German-born New Zealand mathematician

Astrid an Huef is a German-born New Zealand mathematician who holds a professorship at Victoria University of Wellington. Until 2017, she held the Chair of Pure Mathematics at the University of Otago. Her research interests include functional analysis, operator algebras, and dynamical systems, particularly operator algebras associated with dynamical systems. She was the president of the New Zealand Mathematical Society for the 2016–2017 term.

==Education and career==
An Huef was born in Karlsruhe and lived in New Zealand for two years as a teenager before moving to Australia in 1985. Because of the disruption to her education caused by these international moves, she was advised not to take higher mathematics in high school, but did so anyway. She began her undergraduate studies in computer science at the University of Newcastle, but ended up doing a double degree, with honours in mathematics. While there, she met Dartmouth College professor Dana Williams, who became her doctoral advisor at Dartmouth beginning in 1994. She completed her doctorate in 1999. She has collaborated with mathematicians internationally on research related to C algebras and mathematical structures connected to dynamical systems.

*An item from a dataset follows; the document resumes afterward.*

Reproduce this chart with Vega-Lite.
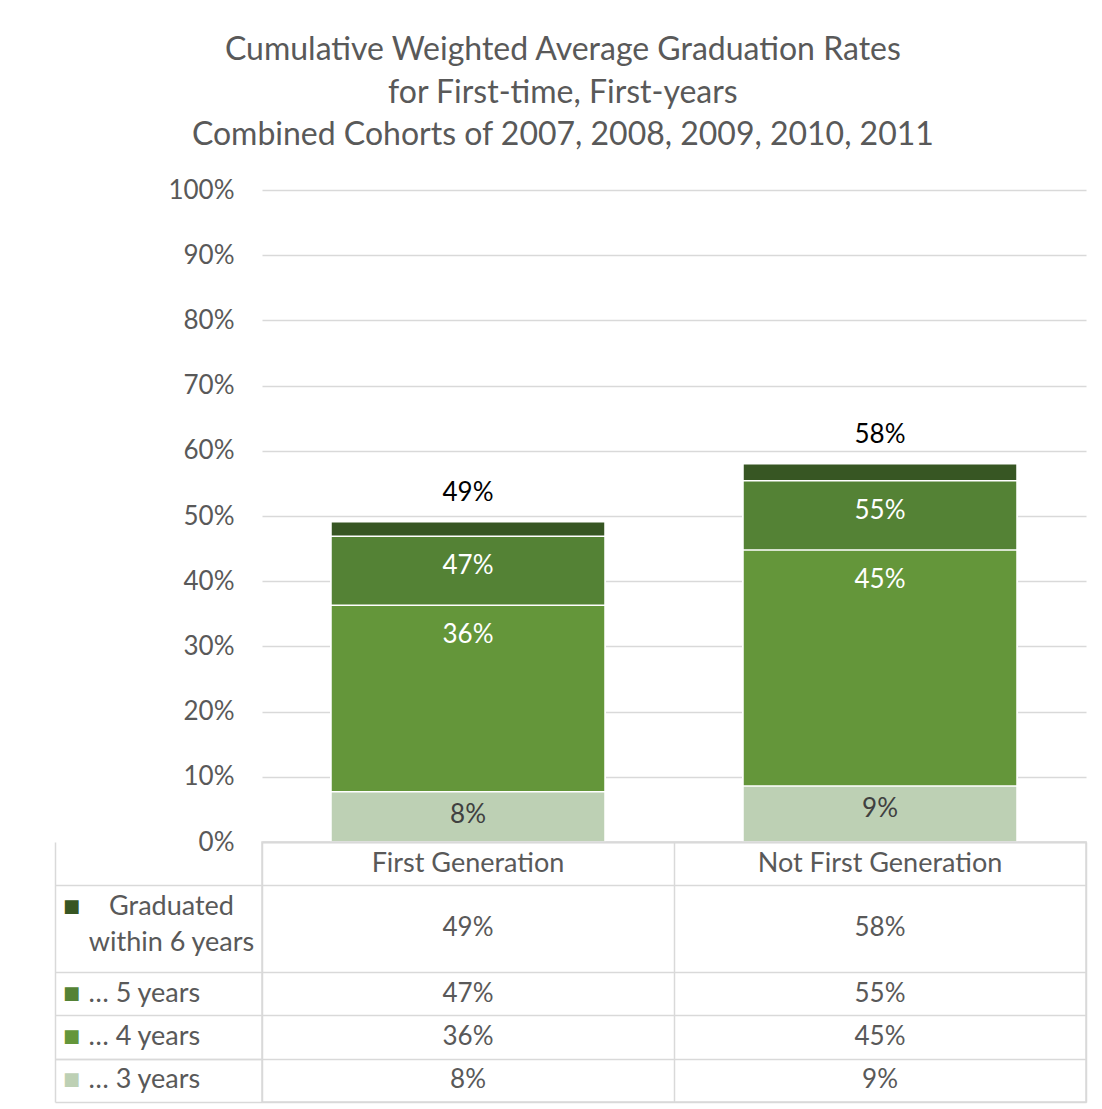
{
  "$schema": "https://vega.github.io/schema/vega-lite/v6.json",
  "background": "white",
  "padding": {"left": 55, "top": 34, "right": 10, "bottom": 5},
  "title": {
    "text": ["Cumulative Weighted Average Graduation Rates", "for First-time, First-years", "Combined Cohorts of 2007, 2008, 2009, 2010, 2011"],
    "fontSize": 32,
    "fontWeight": "normal",
    "color": "#595959",
    "lineHeight": 42.5,
    "anchor": "middle",
    "dx": -8,
    "offset": 25
  },
  "datasets": {
    "bars": [
      {"category": "First Generation", "series": "Graduated within 6 years", "value": 0.491},
      {"category": "First Generation", "series": "… 5 years", "value": 0.469},
      {"category": "First Generation", "series": "… 4 years", "value": 0.363},
      {"category": "First Generation", "series": "… 3 years", "value": 0.077},
      {"category": "Not First Generation", "series": "Graduated within 6 years", "value": 0.58},
      {"category": "Not First Generation", "series": "… 5 years", "value": 0.554},
      {"category": "Not First Generation", "series": "… 4 years", "value": 0.448},
      {"category": "Not First Generation", "series": "… 3 years", "value": 0.086}
    ],
    "legendRows": [
      {"series": "Graduated within 6 years", "label": "Graduated\nwithin 6 years"},
      {"series": "… 5 years", "label": "… 5 years"},
      {"series": "… 4 years", "label": "… 4 years"},
      {"series": "… 3 years", "label": "… 3 years"}
    ]
  },
  "columns": 2,
  "spacing": 0,
  "bounds": "flush",
  "concat": [
    {
      "width": 207,
      "height": 652,
      "data": {"values": [{"k": 1}]},
      "mark": {"type": "point", "opacity": 0},
      "encoding": {}
    },
    {
      "width": 824,
      "height": 652,
      "data": {"name": "bars"},
      "encoding": {
        "x": {
          "field": "category", "type": "nominal", "sort": null,
          "scale": {"paddingInner": 0.335, "paddingOuter": 0.1675},
          "axis": {"title": null, "labels": false, "ticks": false, "domain": true, "domainColor": "#d9d9d9", "domainWidth": 1.5, "grid": false}
        },
        "y": {
          "field": "value", "type": "quantitative", "stack": null,
          "scale": {"domain": [0, 1], "nice": false},
          "axis": {
            "title": null, "format": ".0%",
            "values": [0, 0.1, 0.2, 0.3, 0.4, 0.5, 0.6, 0.7, 0.8, 0.9, 1],
            "grid": true, "gridColor": "#d9d9d9", "gridWidth": 1.3,
            "ticks": false, "domain": false,
            "labelPadding": 28, "labelFontSize": 26, "labelColor": "#595959"
          }
        }
      },
      "layer": [
        {
          "mark": {"type": "bar", "stroke": "white", "strokeWidth": 1.5},
          "encoding": {
            "color": {
              "field": "series", "type": "nominal",
              "scale": {
                "domain": ["Graduated within 6 years", "… 5 years", "… 4 years", "… 3 years"],
                "range": ["#375623", "#548235", "#64963A", "#BDD0B4"]
              },
              "legend": null
            }
          }
        },
        {
          "transform": [{"filter": "datum.series === '… 3 years'"}],
          "mark": {"type": "text", "baseline": "middle", "dy": 23, "fontSize": 26, "color": "#404040"},
          "encoding": {"text": {"field": "value", "type": "quantitative", "format": ".0%"}}
        },
        {
          "transform": [{"filter": "datum.series === '… 4 years' || datum.series === '… 5 years'"}],
          "mark": {"type": "text", "baseline": "middle", "dy": 30, "fontSize": 26, "color": "white"},
          "encoding": {"text": {"field": "value", "type": "quantitative", "format": ".0%"}}
        },
        {
          "transform": [{"filter": "datum.series === 'Graduated within 6 years'"}],
          "mark": {"type": "text", "baseline": "middle", "dy": -29, "fontSize": 26, "color": "#000000"},
          "encoding": {"text": {"field": "value", "type": "quantitative", "format": ".0%"}}
        }
      ]
    },
    {
      "width": 207,
      "height": 260,
      "data": {"name": "legendRows"},
      "encoding": {
        "y": {
          "field": "series", "type": "nominal",
          "scale": {
            "domain": ["… 3 years", "… 4 years", "… 5 years", "Graduated within 6 years (2)", "Graduated within 6 years", "Category"],
            "reverse": true,
            "paddingInner": 0, "paddingOuter": 0
          },
          "axis": {
            "title": null, "labels": false, "ticks": false,
            "domain": true, "domainColor": "#d9d9d9", "domainWidth": 1.5,
            "grid": true, "gridColor": "#d9d9d9", "gridWidth": 1.5,
            "values": ["… 3 years", "… 4 years", "… 5 years", "Graduated within 6 years (2)", "Category"],
            "tickBand": "extent"
          }
        }
      },
      "layer": [
        {
          "mark": {"type": "text", "text": "■", "font": "DejaVu Sans", "fontSize": 18, "dx": -87, "baseline": "middle"},
          "encoding": {
            "color": {
              "field": "series", "type": "nominal",
              "scale": {
                "domain": ["Graduated within 6 years", "… 5 years", "… 4 years", "… 3 years"],
                "range": ["#375623", "#548235", "#64963A", "#BDD0B4"]
              },
              "legend": null
            }
          }
        },
        {
          "transform": [{"filter": "datum.series !== 'Graduated within 6 years'"}],
          "mark": {"type": "text", "align": "left", "baseline": "middle", "dx": -70, "fontSize": 27, "color": "#595959"},
          "encoding": {"text": {"field": "label"}}
        },
        {
          "transform": [{"filter": "datum.series === 'Graduated within 6 years'"}],
          "mark": {"type": "text", "align": "center", "baseline": "middle", "dx": 13, "fontSize": 27, "lineHeight": 36, "lineBreak": "\n", "color": "#595959"},
          "encoding": {"text": {"field": "label"}}
        }
      ]
    },
    {
      "width": 824,
      "height": 260,
      "view": {"stroke": "#d9d9d9", "strokeWidth": 1.5},
      "data": {"name": "bars"},
      "encoding": {
        "x": {
          "field": "category", "type": "nominal", "sort": null,
          "scale": {"paddingInner": 0, "paddingOuter": 0},
          "axis": {"title": null, "labels": false, "ticks": false, "domain": false, "grid": true, "gridColor": "#d9d9d9", "gridWidth": 1.5, "tickBand": "extent"}
        },
        "y": {
          "field": "series", "type": "nominal",
          "scale": {
            "domain": ["Category", "Graduated within 6 years", "Graduated within 6 years (2)", "… 5 years", "… 4 years", "… 3 years"],
            "paddingInner": 0, "paddingOuter": 0
          },
          "axis": {
            "title": null, "labels": false, "ticks": false, "domain": false,
            "grid": true, "gridColor": "#d9d9d9", "gridWidth": 1.5,
            "values": ["Category", "Graduated within 6 years (2)", "… 5 years", "… 4 years", "… 3 years"],
            "tickBand": "extent"
          }
        }
      },
      "layer": [
        {
          "transform": [{"filter": "datum.series === '… 3 years'"}],
          "mark": {"type": "text", "baseline": "middle", "fontSize": 27, "color": "#595959"},
          "encoding": {
            "y": {"datum": "Category"},
            "text": {"field": "category"}
          }
        },
        {
          "transform": [{"filter": "datum.series !== 'Graduated within 6 years'"}],
          "mark": {"type": "text", "baseline": "middle", "fontSize": 26, "color": "#595959"},
          "encoding": {"text": {"field": "value", "type": "quantitative", "format": ".0%"}}
        },
        {
          "transform": [{"filter": "datum.series === 'Graduated within 6 years'"}],
          "mark": {"type": "text", "baseline": "middle", "dy": 21, "fontSize": 26, "color": "#595959"},
          "encoding": {"text": {"field": "value", "type": "quantitative", "format": ".0%"}}
        }
      ]
    }
  ],
  "config": {
    "font": "Lato",
    "view": {"stroke": null},
    "axis": {"labelFont": "Lato"}
  }
}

She took a tenure track position at the University of Denver, and then worked at the University of New South Wales for eight years, before being given the chair at Otago in 2008. She currently coordinates the Women in Mathematics community of the New Zealand Mathematical Society.

In 2019, An Huef was elected a Fellow of the Royal Society of New Zealand. Te Apārangi in recognition of her contributions to mathematical research.